[Supplied data]:
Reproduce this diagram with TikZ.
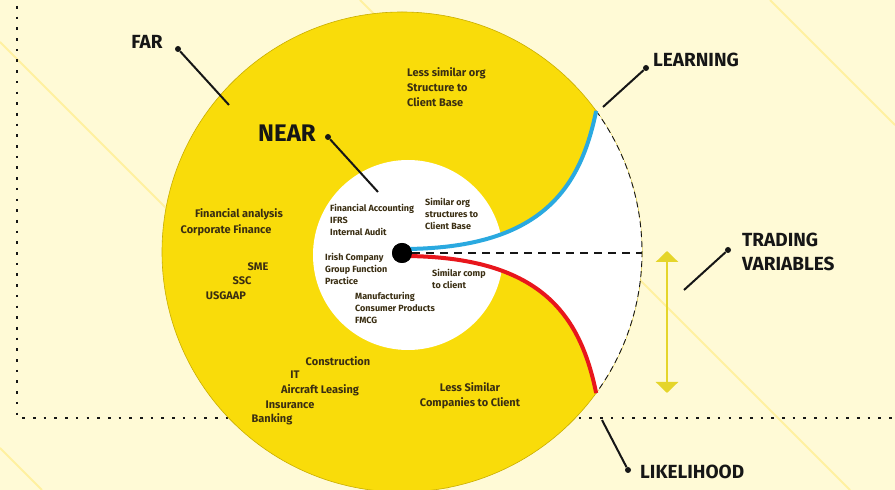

---

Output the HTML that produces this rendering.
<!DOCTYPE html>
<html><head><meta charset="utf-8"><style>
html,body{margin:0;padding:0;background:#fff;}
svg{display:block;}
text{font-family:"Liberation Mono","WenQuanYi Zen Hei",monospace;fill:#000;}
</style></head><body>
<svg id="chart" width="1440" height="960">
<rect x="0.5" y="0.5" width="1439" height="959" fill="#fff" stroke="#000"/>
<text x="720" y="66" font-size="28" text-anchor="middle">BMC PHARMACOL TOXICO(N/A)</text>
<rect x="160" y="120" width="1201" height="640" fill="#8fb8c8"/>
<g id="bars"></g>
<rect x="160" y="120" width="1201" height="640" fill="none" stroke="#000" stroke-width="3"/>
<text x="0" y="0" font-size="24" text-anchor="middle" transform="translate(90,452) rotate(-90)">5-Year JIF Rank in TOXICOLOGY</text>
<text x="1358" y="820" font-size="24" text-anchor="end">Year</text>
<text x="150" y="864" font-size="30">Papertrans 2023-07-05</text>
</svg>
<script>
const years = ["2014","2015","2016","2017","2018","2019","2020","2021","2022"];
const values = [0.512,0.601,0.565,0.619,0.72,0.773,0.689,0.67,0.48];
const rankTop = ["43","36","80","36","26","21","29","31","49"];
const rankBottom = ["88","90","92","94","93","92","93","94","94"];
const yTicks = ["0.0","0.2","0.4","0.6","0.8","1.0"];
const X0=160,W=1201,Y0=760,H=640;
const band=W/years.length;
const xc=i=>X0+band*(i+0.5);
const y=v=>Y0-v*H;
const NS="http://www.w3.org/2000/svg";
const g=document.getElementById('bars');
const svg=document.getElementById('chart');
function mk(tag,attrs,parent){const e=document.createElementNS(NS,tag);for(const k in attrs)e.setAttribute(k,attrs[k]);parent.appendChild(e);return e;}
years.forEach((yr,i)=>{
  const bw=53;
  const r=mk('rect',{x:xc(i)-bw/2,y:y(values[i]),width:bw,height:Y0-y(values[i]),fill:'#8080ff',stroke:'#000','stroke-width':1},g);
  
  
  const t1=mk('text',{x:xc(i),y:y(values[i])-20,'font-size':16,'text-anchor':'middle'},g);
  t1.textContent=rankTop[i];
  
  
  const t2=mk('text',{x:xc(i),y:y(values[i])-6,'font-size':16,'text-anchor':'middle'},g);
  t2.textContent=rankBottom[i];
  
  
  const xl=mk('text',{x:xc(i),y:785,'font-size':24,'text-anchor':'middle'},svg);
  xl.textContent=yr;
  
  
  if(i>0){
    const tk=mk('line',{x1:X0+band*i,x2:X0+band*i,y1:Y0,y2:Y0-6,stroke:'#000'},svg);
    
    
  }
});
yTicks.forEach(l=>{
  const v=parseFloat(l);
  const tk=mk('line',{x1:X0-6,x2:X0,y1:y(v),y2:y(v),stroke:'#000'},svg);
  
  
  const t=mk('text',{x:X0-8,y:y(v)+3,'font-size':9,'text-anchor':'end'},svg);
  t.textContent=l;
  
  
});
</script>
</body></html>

[Given task]:
Scan the lines for the string "this". Pick out every line that has it.

[Complete output]:
Reproduce this diagram with TikZ.
Output the HTML that produces this rendering.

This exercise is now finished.